International Assets Holding Corporation, a financial services group trading in equities, DCM, commodities and forex, announced changes in its board composition .Ed Cofrancesco resigned from his position as chief operating officer. Justin Wheeler was appointed to fill the board seat he vacated. Wheeler is an executive of Leucadia National Corporation, one of the company's largest shareholders. Brian Sephton was appointed the CFO. John Hinz was appointed group controller.

Outside New York, Scottsdale, Arizona-based Mellon Research, a boutique investment bank for private mid cap companies, announced the appointment of Barkev Kibarian as Chief financial officer and as a senior investment banker. Kibarian previously worked with Kidder Peabody and UBS Paine Webber.

Boston Stock Exchange chief to focus on options exchange

Boston Stock Exchange announced that its chairman, Kenneth R. Leibler, will stand down to concentrate solely on leading the Boston Options Exchange, BOX. BOX, which was established by Boston Stock Exchange, Bourse de Montreal and Interactive Brokers Group, started trading in February 2004, and provides an all electronic market for equity options. Michael J. Curran, the Boston Stock Exchange's CEO, will assume the additional role of acting chairman. Leibler joined the Boston Stock Exchange as Chairman and CEO in 2001. He previously served as President of the American Stock Exchange as well as President and CEO of Liberty Financial Companies. Curran joined the Exchange in 2001 as Chief Information Officer and was appointed CEO of the Exchange earlier this year. He formerly was a Partner at Coopers & Lybrand

Hank Greenberg under criminal investigation

Federal prosecutors are reported to have launched a criminal investigation into Maurice "Hank" Greenberg, chairman of American International Group, following allegations that he manipulated the insurance company's share price to save money on a big acquisition deal.

The news of the investigation comes as AIG agreed to pay $126m (€96m) to the Securities and Exchange Commission and the US Department of Justice, over allegations that it improperly helped two companies fraudulently inflate their earnings figures.

According to a statement from AIG, it will pay $46m to settle SEC allegations that it helped PNC Financial Group, the Pennsylvania-based bank, hide losses and increase profits.
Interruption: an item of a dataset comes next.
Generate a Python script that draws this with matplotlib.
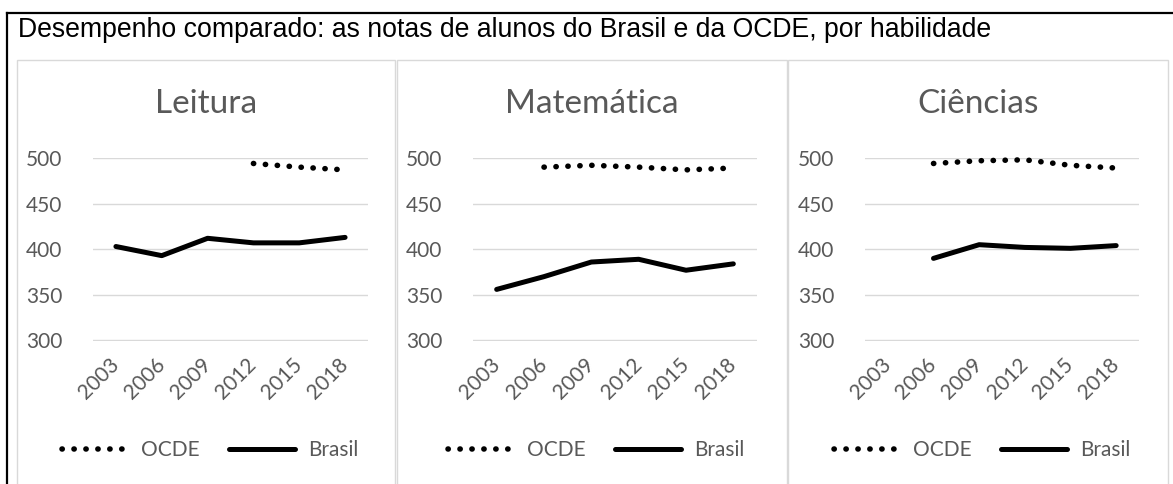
import matplotlib.pyplot as plt
from matplotlib.lines import Line2D
from matplotlib.patches import Rectangle

# ==================
# 1. Data
# ==================
anos = ['2003', '2006', '2009', '2012', '2015', '2018']

leitura_brasil = [403, 393, 412, 407, 407, 413]
leitura_ocde = [None, None, None, 494, 490, 487]

matematica_brasil = [356, 370, 386, 389, 377, 384]
matematica_ocde = [None, 490, 492, 490, 487, 489]

ciencias_brasil = [None, 390, 405, 402, 401, 404]
ciencias_ocde = [None, 494, 497, 498, 492, 489]

paineis = ['Leitura', 'Matemática', 'Ciências']
series_brasil = [leitura_brasil, matematica_brasil, ciencias_brasil]
series_ocde = [leitura_ocde, matematica_ocde, ciencias_ocde]

yticks = [300, 350, 400, 450, 500]

# ==================
# 2. Layout (pixels)
# ==================
W, H = 1173, 484
fig = plt.figure(figsize=(W / 100, H / 100), dpi=100)
fig.patch.set_facecolor('white')

GRAY = '#595959'
GRID = '#d9d9d9'
FONT = 'Lato'

def fx(px):
    return px / W

def fy(py):
    return 1 - py / H

# outer black frame (top and left)
fig.add_artist(Line2D([fx(7), 1.0], [fy(13), fy(13)], color='black', lw=1.6))
fig.add_artist(Line2D([fx(7), fx(7)], [fy(13), 0], color='black', lw=1.6))

fig.text(fx(18), fy(30), 'Desempenho comparado: as notas de alunos do Brasil e da OCDE, por habilidade',
         fontsize=19.2, family='Liberation Sans', color='black', va='center', ha='left')

# panel borders: (left, right) and axes (left, right)
panel_box = [(17, 395), (397, 787), (788, 1168)]
axes_box = [(93, 368), (473, 757), (865, 1139)]
ax_top, ax_bot = 158, 340.5

for i in range(3):
    pl, pr = panel_box[i]
    fig.add_artist(Rectangle((fx(pl), fy(H + 5)), fx(pr - pl), fy(60) - fy(H + 5),
                             transform=fig.transFigure, fill=False, edgecolor=GRID, lw=1.0))

    al, ar = axes_box[i]
    ax = fig.add_axes([fx(al), fy(ax_bot), fx(ar - al), fy(ax_top) - fy(ax_bot)])
    x = list(range(len(anos)))

    ocde = [v if v is not None else float('nan') for v in series_ocde[i]]
    brasil = [v if v is not None else float('nan') for v in series_brasil[i]]

    ax.plot(x, ocde, color='black', lw=4.0, linestyle=(0, (0.05, 2.1)),
            dash_capstyle='round', clip_on=False, label='OCDE', zorder=3)
    ax.plot(x, brasil, color='black', lw=3.6, solid_capstyle='round',
            solid_joinstyle='round', clip_on=False, label='Brasil', zorder=3)

    ax.set_xlim(-0.5, len(anos) - 0.5)
    ax.set_ylim(300, 500)
    ax.set_yticks(yticks)
    ax.set_xticks(x)
    ax.set_xticklabels(anos, rotation=45, ha='right', va='center', rotation_mode='anchor')
    ax.grid(axis='y', color=GRID, lw=1.0)
    ax.set_axisbelow(True)
    for s in ax.spines.values():
        s.set_visible(False)
    ax.tick_params(length=0, labelsize=15, labelcolor=GRAY, pad=10)
    ax.tick_params(axis='y', pad=22)
    ax.tick_params(axis='x', pad=15)
    for lab in ax.get_xticklabels() + ax.get_yticklabels():
        lab.set_family(FONT)

    centro = (pl + pr) / 2
    fig.text(fx(centro), fy(104), paineis[i], fontsize=24, family=FONT, color=GRAY,
             ha='center', va='center')

    leg = ax.legend(loc='center', bbox_to_anchor=(fx(centro + 4), fy(450)),
                    bbox_transform=fig.transFigure, ncol=2, frameon=False,
                    handlelength=3.2, handletextpad=0.6, columnspacing=1.4,
                    prop={'family': FONT, 'size': 15})
    for t in leg.get_texts():
        t.set_color(GRAY)

fig.savefig('out.png', dpi=100)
The firm will also pay $80m to settle allegations levelled against it by the Department of Justice that it sold an insurance policy to Brightpoint, the mobile phone distributor, which was designed to conceal losses.

AIG is being probed by Eliot Spitzer, the New York state attorney general, as part of a wide-ranging investigation into bid rigging and price fixing in the insurance sector.